The final calculation standardizes this defect rate to a base of one million opportunities, yielding the DPMO. The formula is: DPMO = (Total Defects / Total Opportunities) $\times$ 1,000,000. Using the example data, the calculation (10 defects / 500 opportunities) $\times$ 1,000,000 results in a DPMO of 20,000.
DPMO and the Six Sigma Standard
The resulting DPMO value determines a process’s Sigma Level, a statistical measure of process capability within the Six Sigma methodology. A lower DPMO value correlates with a higher Sigma Level, indicating less variability and superior quality performance. This connection provides a universal language for assessing process maturity.
The benchmark for a highly capable process is the 6 Sigma standard, which corresponds to a DPMO of 3.4. At lower levels, a 3 Sigma process performs at 66,807 DPMO, while a 4 Sigma process performs at 6,210 DPMO. The relationship between DPMO and the Sigma Level is not a direct statistical conversion, but a widely accepted convention that incorporates an allowance for process drift over time.

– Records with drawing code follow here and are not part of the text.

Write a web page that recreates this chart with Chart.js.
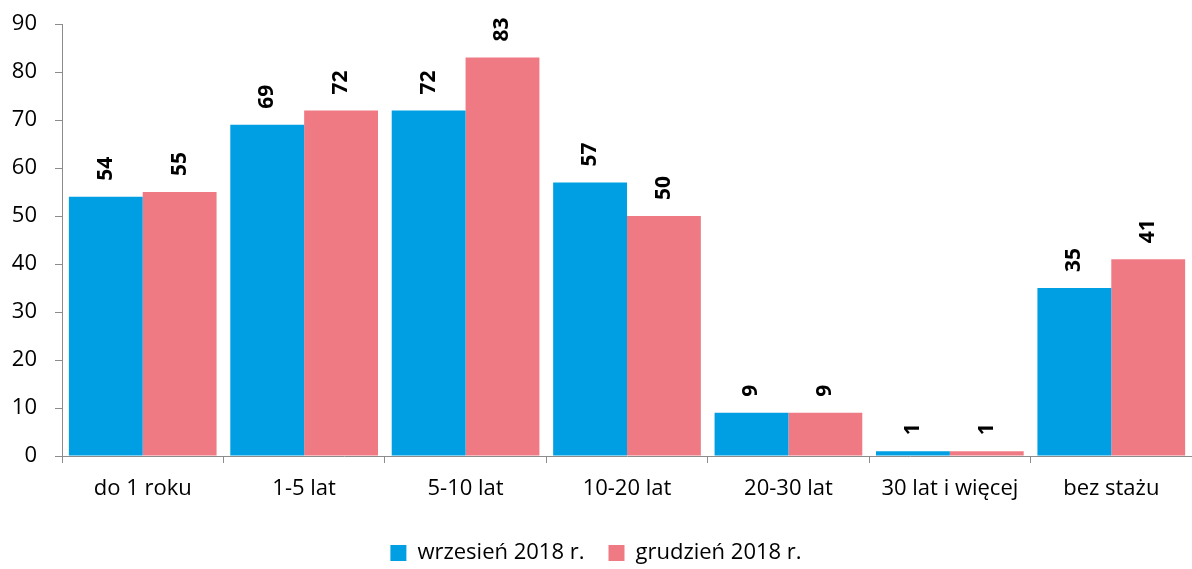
<!DOCTYPE html>
<html>
<head>
<meta charset="utf-8">
<script src="https://cdn.jsdelivr.net/npm/chart.js@4"></script>
<style>
  html, body { margin: 0; padding: 0; background: #fff; }
  #wrap { width: 1192px; height: 569px; }
</style>
</head>
<body>
<div id="wrap"><canvas id="chart" width="1192" height="569"></canvas></div>
<script>
// kategorie a hodnoty
const categories = ["do 1 roku", "1-5 lat", "5-10 lat", "10-20 lat", "20-30 lat", "30 lat i więcej", "bez stażu"];
const wrzesien = [54, 69, 72, 57, 9, 1, 35];
const grudzien = [55, 72, 83, 50, 9, 1, 41];
const seriesNames = ["wrzesień 2018 r.", "grudzień 2018 r."];
const yTicks = [0, 10, 20, 30, 40, 50, 60, 70, 80, 90];

const FONT = "'Open Sans', 'Noto Sans', sans-serif";

// popisky hodnot nad sloupci (otočené)
const valueLabels = {
  id: "valueLabels",
  afterDatasetsDraw(chart) {
    const ctx = chart.ctx;
    ctx.save();
    ctx.font = "bold 21px " + FONT;
    ctx.fillStyle = "#000";
    ctx.textAlign = "left";
    ctx.textBaseline = "middle";
    chart.data.datasets.forEach((ds, i) => {
      chart.getDatasetMeta(i).data.forEach((bar, j) => {
        ctx.save();
        ctx.translate(bar.x, bar.y - 16);
        ctx.rotate(-Math.PI / 2);
        ctx.fillText(String(ds.data[j]), 0, 0);
        ctx.restore();
      });
    });
    ctx.restore();
  },
};

new Chart(document.getElementById("chart"), {
  type: "bar",
  data: {
    labels: categories,
    datasets: [
      { label: seriesNames[0], data: wrzesien, backgroundColor: "#009FE3" },
      { label: seriesNames[1], data: grudzien, backgroundColor: "#F07A84" },
    ],
  },
  options: {
    responsive: false,
    animation: false,
    categoryPercentage: 0.915,
    barPercentage: 1,
    layout: { padding: { top: 24, right: 0, left: 0, bottom: -5 } },
    plugins: {
      legend: {
        position: "bottom",
        labels: {
          font: { family: FONT, size: 22 },
          color: "#000",
          boxWidth: 16,
          boxHeight: 16,
          padding: 24,
        },
      },
      tooltip: { enabled: false },
    },
    scales: {
      x: {
        grid: { offset: true, drawOnChartArea: false, color: "#8c8c8c", tickLength: 7 },
        border: { color: "#8c8c8c" },
        ticks: { font: { family: FONT, size: 22 }, color: "#000", padding: 13 },
        afterFit: (s) => { s.height = 62; },
      },
      y: {
        min: 0,
        max: 90,
        afterBuildTicks: (s) => { s.ticks = yTicks.map((v) => ({ value: v })); },
        grid: { drawOnChartArea: false, color: "#8c8c8c", tickLength: 7 },
        border: { color: "#8c8c8c" },
        ticks: { font: { family: FONT, size: 22 }, color: "#000", padding: 18 },
        afterFit: (s) => {
          s.width = 62;
          s.paddingTop = 0;
          s.paddingBottom = 0;
        },
      },
    },
  },
  plugins: [valueLabels],
});
</script>
</body>
</html>
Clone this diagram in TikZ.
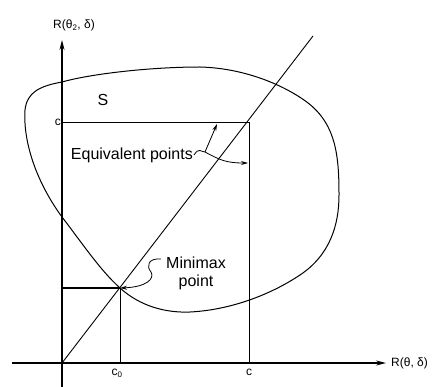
\documentclass[tikz,border=0pt]{standalone}
\usepackage{fontspec}
\setmainfont{Liberation Sans}
\usetikzlibrary{arrows.meta,positioning}

\begin{document}
\begin{tikzpicture}[x=1pt, y=-1pt,
  axis/.style={line width=1.3pt},
  guide/.style={line width=0.9pt},
  lbl/.style={font=\fontsize{16}{18}\selectfont, inner sep=1pt, align=center},
  small/.style={font=\fontsize{12}{14}\selectfont, inner sep=1pt},
  pointer/.style={line width=0.8pt, -{Stealth[length=7pt,width=4pt]}}
]
  \useasboundingbox (0,0) rectangle (438,387);
  % axes
  \coordinate (O) at (62,363);
  \coordinate (ybot) at (62,387);
  \coordinate (ytop) at (62,40);
  \coordinate (xleft) at (12,363);
  \coordinate (xright) at (386,363);
  \draw[axis, -{Stealth[length=10pt,width=5pt]}] (ybot) -- (ytop);
  \draw[axis, -{Stealth[length=10pt,width=5pt]}] (xleft) -- (xright);
  \node[small, anchor=south] (ylab) at (74,32) {R(θ\textsubscript{2}, δ)};
  \node[small, anchor=west] (xlab) at (390,363) {R(θ, δ)};

  % risk set S
  \draw[line width=1pt] (62,82)
    .. controls (40,86) and (27,92) .. (25,110)
    .. controls (23,140) and (35,180) .. (62,217)
    .. controls (82,243) and (100,270) .. (120,288)
    .. controls (140,306) and (165,313) .. (190,312)
    .. controls (230,310) and (270,295) .. (300,275)
    .. controls (330,255) and (339,225) .. (339,195)
    .. controls (339,155) and (336,122) .. (304,100)
    .. controls (278,82) and (240,68) .. (200,67)
    .. controls (150,67) and (90,74) .. (62,82) -- cycle;
  \node[lbl] (S) at (103,100) {S};

  % diagonal and equal risk lines
  \coordinate (diag) at (313,36);
  \draw[guide] (O) -- (diag);
  \coordinate (corner) at (249,122);
  \coordinate (cy) at (62,122);
  \coordinate (cx) at (249,363);
  \draw[guide] (cy) -- (corner) -- (cx);
  \node[small, anchor=east] (clab) at (cy) {c};
  \node[small, anchor=north] (cxlab) at (249,368) {c};

  % minimax point
  \coordinate (mm) at (120,288);
  \coordinate (mmy) at (62,288);
  \coordinate (mmx) at (120,363);
  \draw[line width=2pt] (mmy) -- (mm);
  \draw[guide] (mm) -- (mmx);
  \node[small, anchor=north] (c0lab) at (117,368) {c\textsubscript{0}};

  \node[lbl] (mmtxt) at (196,273) {Minimax\\point};
  \draw[pointer] (161,259) .. controls (148,258) and (146,266) .. (151,272)
    .. controls (155,279) and (146,287) .. (mm);

  % equivalent points
  \node[lbl, anchor=east] (eq) at (194,155) {Equivalent points};
  \coordinate (sq) at (205,152);
  \draw[line width=0.8pt] (eq.east) .. controls (199,147) and (201,152) .. (sq);
  \draw[pointer] (sq) -- (217,124);
  \draw[pointer] (sq) .. controls (220,160) and (226,163) .. (248,163);
\end{tikzpicture}
\end{document}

This allowance is known as the 1.5 Sigma shift, which assumes the process mean may shift up to 1.5 standard deviations over the long term due to unforeseen factors. The 1.5 Sigma shift is applied because a short-term 6 Sigma process would statistically experience far fewer defects. This convention ensures that the DPMO value used for quality reporting is a more realistic reflection of the process’s expected performance over its entire life cycle.
Why DPMO is a Superior Quality Metric
DPMO introduces standardization to quality measurement, allowing for objective comparison of different processes. Traditional metrics like Yield Percentage or Defects Per Unit (DPU) do not account for the complexity of the unit being measured. DPU only indicates whether a unit contains at least one defect, failing to capture the full scope of errors when the unit has multiple potential failure points.
By normalizing the defect count against the total opportunities for error, DPMO provides an accurate picture of process health. For example, DPMO can compare the quality of manufacturing a complex car door (hundreds of opportunities) to processing a simple expense report (only a few). DPMO’s ability to standardize the defect rate across these varying levels of complexity makes it an effective tool for organizational benchmarking and priority setting.
Using DPMO for Process Improvement
DPMO is an actionable tool that drives process enhancement, not merely a reporting number. The calculated DPMO value establishes a quantifiable baseline for the current state of a process, which is the starting point for improvement initiatives. This baseline is used to set specific, measurable quality goals, such as moving a process from a 4 Sigma to a 5 Sigma level.
Organizations utilize DPMO to prioritize projects by focusing resources on processes with the highest DPMO. Benchmarking efforts, both internal and external against industry standards, are made possible by DPMO’s standardized nature, allowing for the identification of best practices. In the DMAIC (Define, Measure, Analyze, Improve, Control) methodology, DPMO is the primary metric used in the Measure phase and the target metric for success in the Improve phase.